## Requirements
What do the lines from the top of the data through the line with "counts[lv] = ct" say? Quote them exactly and include both ends.

□ □ □ □ □ □ □

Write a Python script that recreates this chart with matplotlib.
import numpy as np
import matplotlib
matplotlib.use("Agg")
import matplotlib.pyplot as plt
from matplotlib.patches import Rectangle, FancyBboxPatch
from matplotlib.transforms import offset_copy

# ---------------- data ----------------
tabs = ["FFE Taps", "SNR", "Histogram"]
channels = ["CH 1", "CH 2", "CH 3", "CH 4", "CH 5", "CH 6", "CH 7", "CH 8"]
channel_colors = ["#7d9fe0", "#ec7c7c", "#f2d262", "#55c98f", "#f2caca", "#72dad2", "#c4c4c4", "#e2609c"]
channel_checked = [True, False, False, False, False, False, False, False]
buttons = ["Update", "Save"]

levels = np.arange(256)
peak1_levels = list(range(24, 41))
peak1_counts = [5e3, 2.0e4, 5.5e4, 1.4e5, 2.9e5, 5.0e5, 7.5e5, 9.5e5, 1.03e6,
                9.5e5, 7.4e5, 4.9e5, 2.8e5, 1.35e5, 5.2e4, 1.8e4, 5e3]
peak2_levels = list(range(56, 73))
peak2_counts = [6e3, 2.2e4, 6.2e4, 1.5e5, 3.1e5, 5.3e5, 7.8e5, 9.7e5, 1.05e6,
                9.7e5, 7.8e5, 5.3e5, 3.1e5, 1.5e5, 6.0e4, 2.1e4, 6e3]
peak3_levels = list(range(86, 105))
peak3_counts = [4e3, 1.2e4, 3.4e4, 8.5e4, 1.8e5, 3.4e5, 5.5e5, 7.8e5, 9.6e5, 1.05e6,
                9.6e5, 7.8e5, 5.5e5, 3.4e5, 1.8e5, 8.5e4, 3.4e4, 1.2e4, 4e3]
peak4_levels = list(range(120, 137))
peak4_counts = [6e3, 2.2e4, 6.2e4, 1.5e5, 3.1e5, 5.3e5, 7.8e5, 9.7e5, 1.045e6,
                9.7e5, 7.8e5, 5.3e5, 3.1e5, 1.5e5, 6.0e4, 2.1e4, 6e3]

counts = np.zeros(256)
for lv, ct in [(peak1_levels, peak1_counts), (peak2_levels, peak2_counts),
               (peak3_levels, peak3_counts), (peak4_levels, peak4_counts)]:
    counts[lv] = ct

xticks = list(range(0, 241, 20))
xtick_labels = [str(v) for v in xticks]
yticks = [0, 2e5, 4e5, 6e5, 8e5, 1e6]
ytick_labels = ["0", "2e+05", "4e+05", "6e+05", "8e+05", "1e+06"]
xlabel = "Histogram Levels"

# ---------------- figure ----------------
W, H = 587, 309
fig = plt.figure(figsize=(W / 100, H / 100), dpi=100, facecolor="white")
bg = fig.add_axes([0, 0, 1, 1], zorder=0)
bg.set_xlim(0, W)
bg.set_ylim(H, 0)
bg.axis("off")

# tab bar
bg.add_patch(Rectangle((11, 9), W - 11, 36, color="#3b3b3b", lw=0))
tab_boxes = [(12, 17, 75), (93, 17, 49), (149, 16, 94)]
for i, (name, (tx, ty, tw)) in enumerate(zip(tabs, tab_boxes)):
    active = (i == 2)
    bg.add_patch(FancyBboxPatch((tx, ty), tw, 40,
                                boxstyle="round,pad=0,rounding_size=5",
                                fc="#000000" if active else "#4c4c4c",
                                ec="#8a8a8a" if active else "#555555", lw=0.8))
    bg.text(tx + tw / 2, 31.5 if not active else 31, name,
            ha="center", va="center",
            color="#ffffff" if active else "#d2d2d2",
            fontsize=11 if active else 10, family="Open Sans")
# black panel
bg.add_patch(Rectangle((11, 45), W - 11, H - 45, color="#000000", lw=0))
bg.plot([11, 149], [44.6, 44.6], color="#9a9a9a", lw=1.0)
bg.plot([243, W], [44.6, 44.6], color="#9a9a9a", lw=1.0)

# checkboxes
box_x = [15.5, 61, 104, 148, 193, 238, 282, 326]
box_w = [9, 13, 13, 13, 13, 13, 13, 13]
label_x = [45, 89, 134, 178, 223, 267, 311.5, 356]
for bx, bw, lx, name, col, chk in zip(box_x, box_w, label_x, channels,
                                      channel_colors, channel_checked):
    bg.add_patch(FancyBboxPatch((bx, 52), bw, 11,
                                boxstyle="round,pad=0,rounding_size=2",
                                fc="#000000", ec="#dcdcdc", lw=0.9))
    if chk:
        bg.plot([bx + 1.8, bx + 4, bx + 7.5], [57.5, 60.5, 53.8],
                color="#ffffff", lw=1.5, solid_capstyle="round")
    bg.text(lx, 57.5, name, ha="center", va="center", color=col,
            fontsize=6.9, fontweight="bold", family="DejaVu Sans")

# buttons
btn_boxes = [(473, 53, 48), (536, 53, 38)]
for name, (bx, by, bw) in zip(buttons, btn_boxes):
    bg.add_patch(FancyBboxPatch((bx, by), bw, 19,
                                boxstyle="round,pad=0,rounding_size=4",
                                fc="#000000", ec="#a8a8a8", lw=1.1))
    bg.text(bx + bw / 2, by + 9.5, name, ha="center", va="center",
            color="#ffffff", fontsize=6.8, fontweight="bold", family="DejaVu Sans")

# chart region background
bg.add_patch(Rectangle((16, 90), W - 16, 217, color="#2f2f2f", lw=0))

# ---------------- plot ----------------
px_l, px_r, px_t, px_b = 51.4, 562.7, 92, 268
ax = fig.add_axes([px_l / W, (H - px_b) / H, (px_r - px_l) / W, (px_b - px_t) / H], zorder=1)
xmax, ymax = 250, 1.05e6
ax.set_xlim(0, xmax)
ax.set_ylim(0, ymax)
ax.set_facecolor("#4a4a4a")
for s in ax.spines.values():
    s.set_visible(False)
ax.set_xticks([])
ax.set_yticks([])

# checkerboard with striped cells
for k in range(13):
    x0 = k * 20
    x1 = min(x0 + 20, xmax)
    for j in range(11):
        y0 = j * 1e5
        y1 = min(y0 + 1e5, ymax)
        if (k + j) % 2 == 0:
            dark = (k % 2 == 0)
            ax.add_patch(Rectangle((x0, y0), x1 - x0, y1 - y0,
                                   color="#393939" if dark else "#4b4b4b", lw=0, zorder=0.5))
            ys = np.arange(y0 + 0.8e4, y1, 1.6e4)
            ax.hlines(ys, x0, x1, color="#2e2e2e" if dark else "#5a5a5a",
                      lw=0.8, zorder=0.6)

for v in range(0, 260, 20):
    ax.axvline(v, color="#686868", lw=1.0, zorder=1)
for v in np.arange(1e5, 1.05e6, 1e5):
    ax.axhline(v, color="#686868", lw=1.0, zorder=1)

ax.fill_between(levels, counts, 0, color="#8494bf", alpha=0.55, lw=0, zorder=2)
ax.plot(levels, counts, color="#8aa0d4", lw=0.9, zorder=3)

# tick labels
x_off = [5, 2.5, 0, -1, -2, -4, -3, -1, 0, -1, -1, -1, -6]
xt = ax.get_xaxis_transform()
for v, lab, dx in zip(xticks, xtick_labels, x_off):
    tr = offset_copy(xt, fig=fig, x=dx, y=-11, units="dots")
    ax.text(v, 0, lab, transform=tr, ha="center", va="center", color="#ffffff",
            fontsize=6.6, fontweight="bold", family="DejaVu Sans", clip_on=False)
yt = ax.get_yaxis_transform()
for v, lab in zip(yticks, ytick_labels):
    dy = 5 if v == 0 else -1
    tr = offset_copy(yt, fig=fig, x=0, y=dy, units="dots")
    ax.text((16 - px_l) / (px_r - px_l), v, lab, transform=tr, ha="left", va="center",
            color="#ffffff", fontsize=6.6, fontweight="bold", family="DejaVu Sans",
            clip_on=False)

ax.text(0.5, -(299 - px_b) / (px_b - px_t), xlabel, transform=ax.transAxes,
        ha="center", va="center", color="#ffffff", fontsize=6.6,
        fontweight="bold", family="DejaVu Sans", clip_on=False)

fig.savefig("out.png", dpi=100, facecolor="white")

□ □ □ □ □ □ □

## Task solution
Write a Python script that recreates this chart with matplotlib.
import numpy as np
import matplotlib
matplotlib.use("Agg")
import matplotlib.pyplot as plt
from matplotlib.patches import Rectangle, FancyBboxPatch
from matplotlib.transforms import offset_copy

# ---------------- data ----------------
tabs = ["FFE Taps", "SNR", "Histogram"]
channels = ["CH 1", "CH 2", "CH 3", "CH 4", "CH 5", "CH 6", "CH 7", "CH 8"]
channel_colors = ["#7d9fe0", "#ec7c7c", "#f2d262", "#55c98f", "#f2caca", "#72dad2", "#c4c4c4", "#e2609c"]
channel_checked = [True, False, False, False, False, False, False, False]
buttons = ["Update", "Save"]

levels = np.arange(256)
peak1_levels = list(range(24, 41))
peak1_counts = [5e3, 2.0e4, 5.5e4, 1.4e5, 2.9e5, 5.0e5, 7.5e5, 9.5e5, 1.03e6,
                9.5e5, 7.4e5, 4.9e5, 2.8e5, 1.35e5, 5.2e4, 1.8e4, 5e3]
peak2_levels = list(range(56, 73))
peak2_counts = [6e3, 2.2e4, 6.2e4, 1.5e5, 3.1e5, 5.3e5, 7.8e5, 9.7e5, 1.05e6,
                9.7e5, 7.8e5, 5.3e5, 3.1e5, 1.5e5, 6.0e4, 2.1e4, 6e3]
peak3_levels = list(range(86, 105))
peak3_counts = [4e3, 1.2e4, 3.4e4, 8.5e4, 1.8e5, 3.4e5, 5.5e5, 7.8e5, 9.6e5, 1.05e6,
                9.6e5, 7.8e5, 5.5e5, 3.4e5, 1.8e5, 8.5e4, 3.4e4, 1.2e4, 4e3]
peak4_levels = list(range(120, 137))
peak4_counts = [6e3, 2.2e4, 6.2e4, 1.5e5, 3.1e5, 5.3e5, 7.8e5, 9.7e5, 1.045e6,
                9.7e5, 7.8e5, 5.3e5, 3.1e5, 1.5e5, 6.0e4, 2.1e4, 6e3]

counts = np.zeros(256)
for lv, ct in [(peak1_levels, peak1_counts), (peak2_levels, peak2_counts),
               (peak3_levels, peak3_counts), (peak4_levels, peak4_counts)]:
    counts[lv] = ct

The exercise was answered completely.